Born and brought up in Pollokshields, one of two children of Mabel and John William Taylor, Sheila attended Craigholme School, finishing her studies there as head girl in 1944. She went on to study at Glasgow School of Art and after qualifying as a teacher taught in several schools. She retired in 1984 as guidance mistress and assistant head at Hillpark Secondary School.
A keen observer of the natural and built environment, she became increasingly immersed in the history of the largely Victorian and Edwardian-built suburb in which she lived. Many hours of research, much of it spent in the Glasgow Collection of the Mitchell Library, resulted in the production of three publications: Pollokshields Pastiche, Pollokshields Panorama and Pollokshields in Perspective. Together they form a lasting legacy to the people of Pollokshields.
The first publication, Pollokshields Pastiche, appeared in 1989 and, quoting its author, was an attempt to contain a potpourri of facts inside one cover. Therein one finds information on the lands of upper and lower Pollok, later to be known as Nether Pollok, its composition, ownership and feuing arrangements. The history of the landscape is traced through its transition from open countryside to agricultural land, interspersed later with mined coal seams, to the built-up dormitory suburb it became from the mid-19th century. The strictures placed upon architects and artisans for quality buildings to ensure high living standards for all and the modes of transport, the places for religious observance, for education and for leisure are all to be found here, along with comment on the social demands of the increasing population.
Pollokshields Panorama was published in 1990, to coincide with Glasgow's European City of Culture, and followed a series of small exhibitions mounted by the local history group and displayed in Pollokshields public library. This second book is mainly devoted to late-19th to mid-20th century photographs and delightful pen and ink, drawings by the late CK Fletcher.
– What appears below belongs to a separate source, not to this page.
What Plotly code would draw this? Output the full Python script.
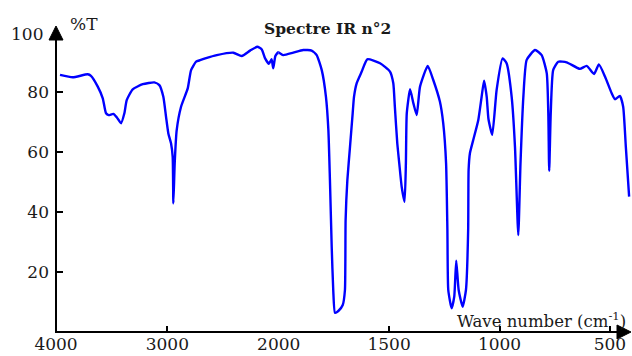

The final work of the trilogy, Pollokshields in Perspective, was published in 2002. It includes lists of early residents, their businesses and professions, along with house names echoing familial and geographic associations. There are details of tenement addresses bearing terrace names, such as Berlin, Cambridge, Elsinore, Jane, Kew, Kilmorie, Lamlash and Rosebery, many of which can be seen to this day carved in the buildings' stone but now made redundant by postal numbers. There are lists of burgh provosts prior to burgh annexation by Glasgow in 1891, and she notes her historic "three favourite men of vision - a prestigious architect HE Clifford, an experienced builder George Hamilton and a skilled entrepreneur Robert Barclay Shaw".
In 1992 she became a founder member of Pollokshields Heritage. This local amenity society monitors and encourages modern development in keeping with the area's present-day conservation status. In so doing it attempts to uphold the vision of Sir John Maxwell, 8th Baronet of Pollok, who in 1849 commissioned the Edinburgh architect, David Rhind, to produce a feuing plan for Pollokshields which resulted in the first planned garden suburb in Britain.
She was associated with other community organisations and served for many years on Pollokshields Community Council, only retiring in 2007. Her views and wise counsel were valued by local residents and officers of Glasgow City Council, with whom she developed a productive working relationship.
In her younger days, she was keen on fishing. She was also regarded as a formidable golfer. Her knowledge, guidance, wit and good humour were appreciated and will be missed by her many friends.
Her husband, Alfred John Ogilvie, predeceased her in 2009.